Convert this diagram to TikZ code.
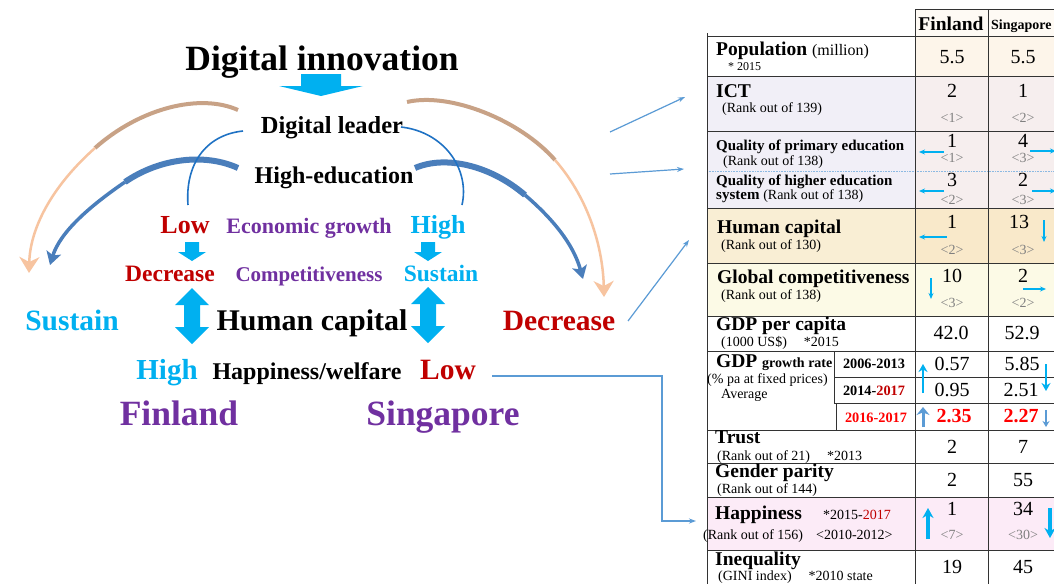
* * *
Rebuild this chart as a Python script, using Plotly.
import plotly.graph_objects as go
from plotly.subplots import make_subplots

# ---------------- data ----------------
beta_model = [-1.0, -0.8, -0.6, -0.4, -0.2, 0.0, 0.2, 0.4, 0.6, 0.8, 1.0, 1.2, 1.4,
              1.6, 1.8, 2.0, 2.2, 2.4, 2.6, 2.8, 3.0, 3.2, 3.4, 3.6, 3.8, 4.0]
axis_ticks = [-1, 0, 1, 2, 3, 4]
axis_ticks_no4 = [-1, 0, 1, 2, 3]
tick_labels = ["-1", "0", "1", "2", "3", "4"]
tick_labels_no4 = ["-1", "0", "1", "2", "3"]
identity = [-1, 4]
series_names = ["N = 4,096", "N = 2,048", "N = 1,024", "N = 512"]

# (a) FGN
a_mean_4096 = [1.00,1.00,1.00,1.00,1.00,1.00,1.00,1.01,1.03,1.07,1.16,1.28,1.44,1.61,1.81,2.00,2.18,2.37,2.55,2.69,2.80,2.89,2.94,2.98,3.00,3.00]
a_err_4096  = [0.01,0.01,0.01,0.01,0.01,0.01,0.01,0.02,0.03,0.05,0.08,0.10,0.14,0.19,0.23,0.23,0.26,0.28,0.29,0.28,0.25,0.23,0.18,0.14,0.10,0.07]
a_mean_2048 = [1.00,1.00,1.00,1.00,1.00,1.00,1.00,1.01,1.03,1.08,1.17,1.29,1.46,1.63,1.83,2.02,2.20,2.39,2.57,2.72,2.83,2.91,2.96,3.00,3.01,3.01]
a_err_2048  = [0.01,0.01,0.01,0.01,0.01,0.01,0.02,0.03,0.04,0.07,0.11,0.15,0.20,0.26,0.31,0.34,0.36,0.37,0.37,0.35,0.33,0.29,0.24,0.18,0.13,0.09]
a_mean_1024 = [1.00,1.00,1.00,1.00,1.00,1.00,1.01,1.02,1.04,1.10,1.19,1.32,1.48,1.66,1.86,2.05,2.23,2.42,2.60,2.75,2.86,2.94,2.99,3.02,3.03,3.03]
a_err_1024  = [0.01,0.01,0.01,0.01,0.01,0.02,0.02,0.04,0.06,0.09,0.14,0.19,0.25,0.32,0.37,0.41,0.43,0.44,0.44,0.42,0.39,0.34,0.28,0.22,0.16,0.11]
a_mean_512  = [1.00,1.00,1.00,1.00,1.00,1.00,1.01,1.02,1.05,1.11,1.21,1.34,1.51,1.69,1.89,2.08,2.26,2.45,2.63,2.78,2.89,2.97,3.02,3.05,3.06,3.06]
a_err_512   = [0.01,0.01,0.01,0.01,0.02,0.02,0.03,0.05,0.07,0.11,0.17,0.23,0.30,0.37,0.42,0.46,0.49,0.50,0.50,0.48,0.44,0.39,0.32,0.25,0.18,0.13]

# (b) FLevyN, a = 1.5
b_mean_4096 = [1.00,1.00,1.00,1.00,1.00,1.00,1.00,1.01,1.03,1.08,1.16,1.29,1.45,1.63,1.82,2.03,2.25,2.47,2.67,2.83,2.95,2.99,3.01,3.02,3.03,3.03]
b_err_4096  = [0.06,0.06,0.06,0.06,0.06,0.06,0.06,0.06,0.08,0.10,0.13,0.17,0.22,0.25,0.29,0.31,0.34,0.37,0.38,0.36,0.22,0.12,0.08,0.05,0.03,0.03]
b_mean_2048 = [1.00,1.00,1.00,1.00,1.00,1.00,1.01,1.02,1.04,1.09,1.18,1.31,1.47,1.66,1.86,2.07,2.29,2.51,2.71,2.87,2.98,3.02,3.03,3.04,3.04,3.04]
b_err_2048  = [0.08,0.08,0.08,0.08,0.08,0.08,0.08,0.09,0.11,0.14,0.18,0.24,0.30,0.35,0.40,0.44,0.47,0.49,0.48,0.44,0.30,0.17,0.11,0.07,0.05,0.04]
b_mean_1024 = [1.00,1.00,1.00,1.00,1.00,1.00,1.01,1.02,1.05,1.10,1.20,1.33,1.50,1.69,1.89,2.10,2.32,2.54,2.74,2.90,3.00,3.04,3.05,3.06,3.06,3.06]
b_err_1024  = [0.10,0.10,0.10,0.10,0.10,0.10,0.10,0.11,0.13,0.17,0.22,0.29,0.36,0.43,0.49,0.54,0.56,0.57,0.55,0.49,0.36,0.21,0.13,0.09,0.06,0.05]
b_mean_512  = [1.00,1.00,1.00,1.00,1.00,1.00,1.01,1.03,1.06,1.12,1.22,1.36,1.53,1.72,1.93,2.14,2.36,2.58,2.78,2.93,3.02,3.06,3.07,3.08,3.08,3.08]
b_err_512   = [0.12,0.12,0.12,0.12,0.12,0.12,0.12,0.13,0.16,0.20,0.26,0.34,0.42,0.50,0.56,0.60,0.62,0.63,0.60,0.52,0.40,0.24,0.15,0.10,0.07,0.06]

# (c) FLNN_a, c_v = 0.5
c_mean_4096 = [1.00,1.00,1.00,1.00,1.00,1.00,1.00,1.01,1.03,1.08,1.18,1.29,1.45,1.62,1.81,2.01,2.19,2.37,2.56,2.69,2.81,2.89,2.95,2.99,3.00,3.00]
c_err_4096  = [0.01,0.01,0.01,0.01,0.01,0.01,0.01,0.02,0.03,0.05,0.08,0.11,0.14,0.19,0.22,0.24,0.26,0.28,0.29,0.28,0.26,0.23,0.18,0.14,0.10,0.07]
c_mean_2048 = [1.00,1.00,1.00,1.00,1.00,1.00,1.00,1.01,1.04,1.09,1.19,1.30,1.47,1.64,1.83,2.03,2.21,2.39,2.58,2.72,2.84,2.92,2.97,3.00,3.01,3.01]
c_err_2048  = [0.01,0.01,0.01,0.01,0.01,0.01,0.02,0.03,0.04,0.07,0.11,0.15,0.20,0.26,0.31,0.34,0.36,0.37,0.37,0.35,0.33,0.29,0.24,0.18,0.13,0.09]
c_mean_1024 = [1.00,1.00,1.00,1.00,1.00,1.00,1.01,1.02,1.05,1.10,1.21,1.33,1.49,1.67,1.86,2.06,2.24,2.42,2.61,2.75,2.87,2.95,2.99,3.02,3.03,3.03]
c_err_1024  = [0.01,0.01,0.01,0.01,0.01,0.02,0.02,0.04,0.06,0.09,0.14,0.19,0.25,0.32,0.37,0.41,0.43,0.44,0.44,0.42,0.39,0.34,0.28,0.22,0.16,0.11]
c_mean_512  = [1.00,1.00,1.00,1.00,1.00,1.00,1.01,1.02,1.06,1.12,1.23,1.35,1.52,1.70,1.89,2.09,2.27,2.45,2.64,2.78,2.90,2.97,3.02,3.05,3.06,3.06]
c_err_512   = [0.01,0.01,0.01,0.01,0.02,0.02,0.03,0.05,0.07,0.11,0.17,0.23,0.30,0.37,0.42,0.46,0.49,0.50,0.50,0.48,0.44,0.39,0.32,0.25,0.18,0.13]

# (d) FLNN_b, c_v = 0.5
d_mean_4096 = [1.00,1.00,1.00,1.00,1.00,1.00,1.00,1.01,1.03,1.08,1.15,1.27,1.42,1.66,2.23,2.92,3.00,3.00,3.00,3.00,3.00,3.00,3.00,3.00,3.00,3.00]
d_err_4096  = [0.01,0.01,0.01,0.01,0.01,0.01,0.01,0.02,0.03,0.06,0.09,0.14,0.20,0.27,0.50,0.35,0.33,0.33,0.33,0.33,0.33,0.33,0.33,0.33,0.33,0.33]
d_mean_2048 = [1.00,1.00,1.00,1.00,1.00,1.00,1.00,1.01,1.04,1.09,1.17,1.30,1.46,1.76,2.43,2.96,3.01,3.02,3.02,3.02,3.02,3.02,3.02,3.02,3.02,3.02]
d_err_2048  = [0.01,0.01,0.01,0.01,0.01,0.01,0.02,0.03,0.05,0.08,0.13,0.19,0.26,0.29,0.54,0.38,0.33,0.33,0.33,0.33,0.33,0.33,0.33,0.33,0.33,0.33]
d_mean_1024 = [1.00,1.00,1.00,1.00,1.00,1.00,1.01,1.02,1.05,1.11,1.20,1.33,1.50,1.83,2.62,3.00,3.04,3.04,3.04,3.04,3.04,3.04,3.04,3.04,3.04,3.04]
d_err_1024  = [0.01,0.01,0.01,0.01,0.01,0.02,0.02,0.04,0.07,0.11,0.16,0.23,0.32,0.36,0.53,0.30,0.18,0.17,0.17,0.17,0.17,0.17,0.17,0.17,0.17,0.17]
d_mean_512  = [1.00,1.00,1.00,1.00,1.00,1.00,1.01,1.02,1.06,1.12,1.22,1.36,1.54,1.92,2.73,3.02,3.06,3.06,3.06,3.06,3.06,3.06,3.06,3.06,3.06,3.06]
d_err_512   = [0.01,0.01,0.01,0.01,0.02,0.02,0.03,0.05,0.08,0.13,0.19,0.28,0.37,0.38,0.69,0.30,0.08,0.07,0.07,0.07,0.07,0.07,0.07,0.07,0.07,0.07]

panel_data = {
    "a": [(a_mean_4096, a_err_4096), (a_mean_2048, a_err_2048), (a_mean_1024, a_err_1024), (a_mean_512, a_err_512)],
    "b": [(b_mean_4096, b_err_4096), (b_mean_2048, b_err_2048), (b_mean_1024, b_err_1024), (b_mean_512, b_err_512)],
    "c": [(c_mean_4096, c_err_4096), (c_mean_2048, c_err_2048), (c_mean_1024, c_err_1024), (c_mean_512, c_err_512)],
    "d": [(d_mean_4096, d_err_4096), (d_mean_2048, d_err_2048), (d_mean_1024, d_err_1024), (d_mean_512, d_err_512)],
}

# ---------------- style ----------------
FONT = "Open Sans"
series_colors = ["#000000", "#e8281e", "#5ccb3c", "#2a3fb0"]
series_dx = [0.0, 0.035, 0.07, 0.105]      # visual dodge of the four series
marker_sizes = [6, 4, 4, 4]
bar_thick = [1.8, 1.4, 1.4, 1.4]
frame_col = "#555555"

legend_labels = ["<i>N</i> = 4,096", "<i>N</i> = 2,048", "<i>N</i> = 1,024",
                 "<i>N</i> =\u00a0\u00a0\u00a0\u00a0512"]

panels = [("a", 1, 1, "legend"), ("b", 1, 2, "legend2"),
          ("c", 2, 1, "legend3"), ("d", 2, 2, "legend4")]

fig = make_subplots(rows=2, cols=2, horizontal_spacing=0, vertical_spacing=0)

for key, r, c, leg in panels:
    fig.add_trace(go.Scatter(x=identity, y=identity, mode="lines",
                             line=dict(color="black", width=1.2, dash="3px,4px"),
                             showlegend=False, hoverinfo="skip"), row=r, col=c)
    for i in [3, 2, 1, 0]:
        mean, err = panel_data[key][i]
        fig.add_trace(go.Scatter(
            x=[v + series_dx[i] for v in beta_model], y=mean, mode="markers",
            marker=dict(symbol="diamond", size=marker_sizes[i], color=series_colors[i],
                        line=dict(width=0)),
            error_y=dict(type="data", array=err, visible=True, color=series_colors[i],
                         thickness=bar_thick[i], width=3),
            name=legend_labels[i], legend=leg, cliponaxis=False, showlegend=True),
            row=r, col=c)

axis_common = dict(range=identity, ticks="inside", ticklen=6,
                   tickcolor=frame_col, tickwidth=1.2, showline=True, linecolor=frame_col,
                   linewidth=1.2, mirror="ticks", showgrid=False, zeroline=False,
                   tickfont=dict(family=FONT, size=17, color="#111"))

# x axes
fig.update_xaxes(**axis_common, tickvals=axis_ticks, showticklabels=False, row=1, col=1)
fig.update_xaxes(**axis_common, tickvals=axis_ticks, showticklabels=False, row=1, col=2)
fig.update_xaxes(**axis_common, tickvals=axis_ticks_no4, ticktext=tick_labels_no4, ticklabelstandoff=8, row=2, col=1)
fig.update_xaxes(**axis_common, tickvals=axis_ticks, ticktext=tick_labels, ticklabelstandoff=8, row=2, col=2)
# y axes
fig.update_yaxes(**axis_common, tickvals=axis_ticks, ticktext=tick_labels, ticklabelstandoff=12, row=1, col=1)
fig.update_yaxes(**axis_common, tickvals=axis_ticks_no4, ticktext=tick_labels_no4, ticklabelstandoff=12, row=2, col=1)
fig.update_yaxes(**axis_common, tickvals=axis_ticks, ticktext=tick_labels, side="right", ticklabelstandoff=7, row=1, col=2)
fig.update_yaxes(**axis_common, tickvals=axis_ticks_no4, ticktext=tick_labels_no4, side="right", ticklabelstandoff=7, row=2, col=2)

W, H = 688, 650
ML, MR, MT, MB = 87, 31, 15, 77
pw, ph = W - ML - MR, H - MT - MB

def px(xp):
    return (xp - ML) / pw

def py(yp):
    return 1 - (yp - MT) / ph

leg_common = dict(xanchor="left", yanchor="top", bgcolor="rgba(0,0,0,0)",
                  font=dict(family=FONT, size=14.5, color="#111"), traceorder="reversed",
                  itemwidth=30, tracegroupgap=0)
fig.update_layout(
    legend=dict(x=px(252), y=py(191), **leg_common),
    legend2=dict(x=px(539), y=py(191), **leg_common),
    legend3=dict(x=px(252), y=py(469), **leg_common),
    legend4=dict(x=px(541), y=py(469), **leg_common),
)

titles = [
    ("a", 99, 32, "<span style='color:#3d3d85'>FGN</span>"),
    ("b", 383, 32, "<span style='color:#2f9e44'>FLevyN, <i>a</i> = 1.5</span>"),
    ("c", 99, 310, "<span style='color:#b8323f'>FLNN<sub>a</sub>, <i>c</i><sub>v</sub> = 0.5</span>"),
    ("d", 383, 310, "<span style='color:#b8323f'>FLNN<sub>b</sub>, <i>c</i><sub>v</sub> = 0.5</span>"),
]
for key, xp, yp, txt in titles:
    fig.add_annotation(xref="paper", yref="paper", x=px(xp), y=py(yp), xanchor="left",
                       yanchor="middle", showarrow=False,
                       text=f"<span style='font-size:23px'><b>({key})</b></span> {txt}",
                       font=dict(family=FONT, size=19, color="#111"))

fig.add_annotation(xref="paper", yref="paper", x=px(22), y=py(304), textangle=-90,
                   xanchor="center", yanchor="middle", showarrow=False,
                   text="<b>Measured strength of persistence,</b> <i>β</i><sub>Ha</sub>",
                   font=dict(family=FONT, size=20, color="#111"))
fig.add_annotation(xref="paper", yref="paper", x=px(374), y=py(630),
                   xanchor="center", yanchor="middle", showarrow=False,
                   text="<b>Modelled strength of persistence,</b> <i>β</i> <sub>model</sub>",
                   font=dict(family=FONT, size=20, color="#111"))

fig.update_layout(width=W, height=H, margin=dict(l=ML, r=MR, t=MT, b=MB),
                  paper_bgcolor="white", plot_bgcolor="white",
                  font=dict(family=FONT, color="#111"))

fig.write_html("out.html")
...
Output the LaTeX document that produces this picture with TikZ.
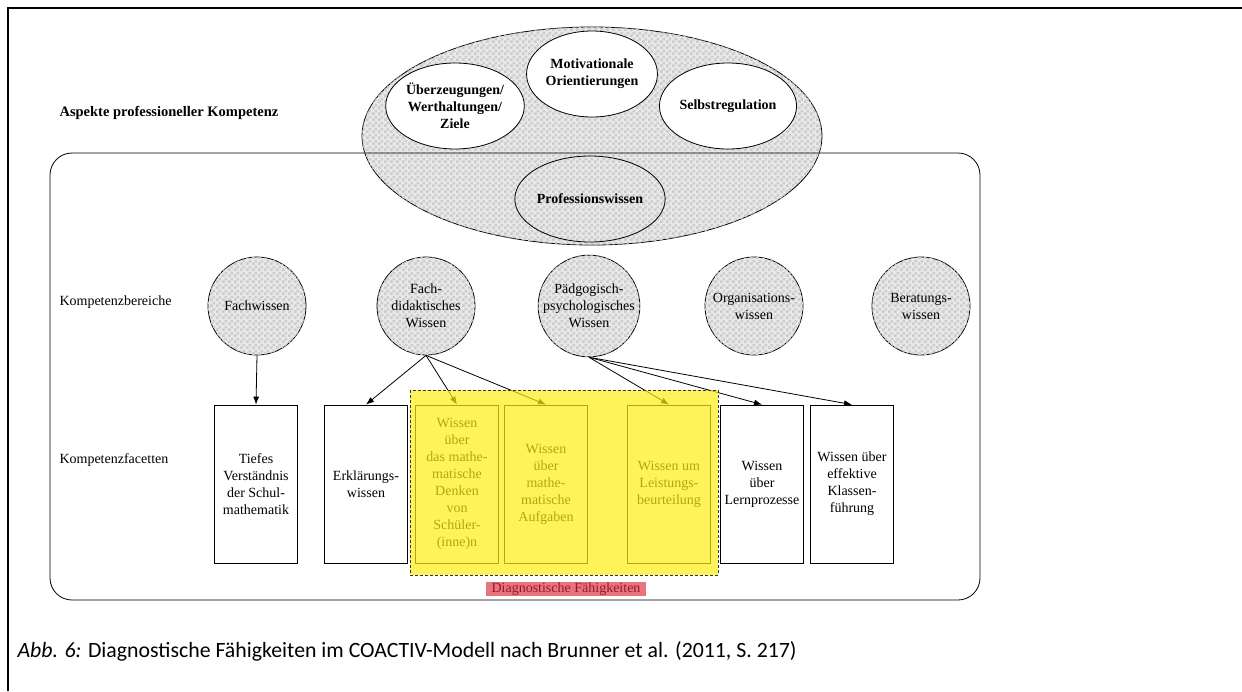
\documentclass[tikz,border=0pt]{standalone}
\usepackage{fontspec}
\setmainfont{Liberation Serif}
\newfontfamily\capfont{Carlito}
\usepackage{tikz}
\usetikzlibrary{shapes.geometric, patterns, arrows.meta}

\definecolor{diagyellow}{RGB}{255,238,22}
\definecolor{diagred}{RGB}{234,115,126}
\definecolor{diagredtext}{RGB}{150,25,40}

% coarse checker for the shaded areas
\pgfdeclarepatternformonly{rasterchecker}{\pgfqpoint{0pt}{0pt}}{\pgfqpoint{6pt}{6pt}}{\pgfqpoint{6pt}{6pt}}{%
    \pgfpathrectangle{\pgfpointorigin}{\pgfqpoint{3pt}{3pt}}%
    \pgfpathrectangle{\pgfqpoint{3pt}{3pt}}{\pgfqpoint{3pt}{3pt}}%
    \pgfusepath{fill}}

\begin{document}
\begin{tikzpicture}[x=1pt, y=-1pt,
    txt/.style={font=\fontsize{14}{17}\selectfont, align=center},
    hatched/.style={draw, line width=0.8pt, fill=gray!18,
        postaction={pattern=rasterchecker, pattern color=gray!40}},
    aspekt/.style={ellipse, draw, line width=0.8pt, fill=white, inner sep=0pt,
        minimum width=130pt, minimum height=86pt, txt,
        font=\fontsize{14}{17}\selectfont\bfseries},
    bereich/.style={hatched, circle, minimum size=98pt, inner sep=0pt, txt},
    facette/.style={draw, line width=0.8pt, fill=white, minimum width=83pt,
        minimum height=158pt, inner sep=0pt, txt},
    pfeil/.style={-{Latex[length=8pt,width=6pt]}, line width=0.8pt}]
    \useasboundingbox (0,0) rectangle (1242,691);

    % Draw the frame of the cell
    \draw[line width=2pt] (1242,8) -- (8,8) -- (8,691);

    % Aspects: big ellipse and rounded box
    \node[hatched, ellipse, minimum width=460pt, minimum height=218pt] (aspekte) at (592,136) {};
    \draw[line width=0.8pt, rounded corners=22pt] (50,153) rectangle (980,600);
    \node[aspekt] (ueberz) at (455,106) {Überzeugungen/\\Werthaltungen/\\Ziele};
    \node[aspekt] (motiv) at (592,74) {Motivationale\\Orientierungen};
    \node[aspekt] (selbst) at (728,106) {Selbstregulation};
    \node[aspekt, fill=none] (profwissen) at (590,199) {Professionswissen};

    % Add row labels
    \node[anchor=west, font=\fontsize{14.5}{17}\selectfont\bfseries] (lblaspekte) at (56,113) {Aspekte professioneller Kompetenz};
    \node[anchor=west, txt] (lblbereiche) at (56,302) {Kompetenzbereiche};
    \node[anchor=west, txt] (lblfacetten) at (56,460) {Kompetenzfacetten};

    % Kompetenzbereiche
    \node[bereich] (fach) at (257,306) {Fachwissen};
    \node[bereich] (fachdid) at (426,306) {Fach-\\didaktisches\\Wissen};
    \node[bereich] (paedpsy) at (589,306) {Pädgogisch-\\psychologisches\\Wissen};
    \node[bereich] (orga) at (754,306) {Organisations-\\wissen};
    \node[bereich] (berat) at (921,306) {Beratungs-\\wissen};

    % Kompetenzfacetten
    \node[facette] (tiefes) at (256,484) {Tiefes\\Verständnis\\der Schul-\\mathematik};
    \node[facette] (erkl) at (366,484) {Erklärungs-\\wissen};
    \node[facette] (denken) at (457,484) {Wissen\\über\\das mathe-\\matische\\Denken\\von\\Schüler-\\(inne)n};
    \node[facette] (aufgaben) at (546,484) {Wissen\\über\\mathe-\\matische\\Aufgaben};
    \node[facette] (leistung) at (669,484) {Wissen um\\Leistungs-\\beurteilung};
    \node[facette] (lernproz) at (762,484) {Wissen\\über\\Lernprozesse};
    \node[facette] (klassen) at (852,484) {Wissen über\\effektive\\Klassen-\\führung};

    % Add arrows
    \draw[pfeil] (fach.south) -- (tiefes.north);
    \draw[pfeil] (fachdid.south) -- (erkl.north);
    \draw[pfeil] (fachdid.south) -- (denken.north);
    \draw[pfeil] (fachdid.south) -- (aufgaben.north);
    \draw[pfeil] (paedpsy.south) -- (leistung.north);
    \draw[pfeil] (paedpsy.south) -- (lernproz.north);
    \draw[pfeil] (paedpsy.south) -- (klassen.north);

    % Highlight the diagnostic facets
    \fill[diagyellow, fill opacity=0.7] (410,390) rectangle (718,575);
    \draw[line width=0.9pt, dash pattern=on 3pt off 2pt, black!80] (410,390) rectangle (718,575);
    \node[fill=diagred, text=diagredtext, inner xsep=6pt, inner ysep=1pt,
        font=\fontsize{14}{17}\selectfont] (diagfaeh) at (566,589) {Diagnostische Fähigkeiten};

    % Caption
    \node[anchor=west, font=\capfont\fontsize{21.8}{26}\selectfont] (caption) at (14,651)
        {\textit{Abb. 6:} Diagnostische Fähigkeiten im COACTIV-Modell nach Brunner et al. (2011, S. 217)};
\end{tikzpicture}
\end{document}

Given request: Look above for every line with the word "this" and copy it.

Output of the exercise:
Convert this diagram to TikZ code.
Rebuild this chart as a Python script, using Plotly.
Output the LaTeX document that produces this picture with TikZ.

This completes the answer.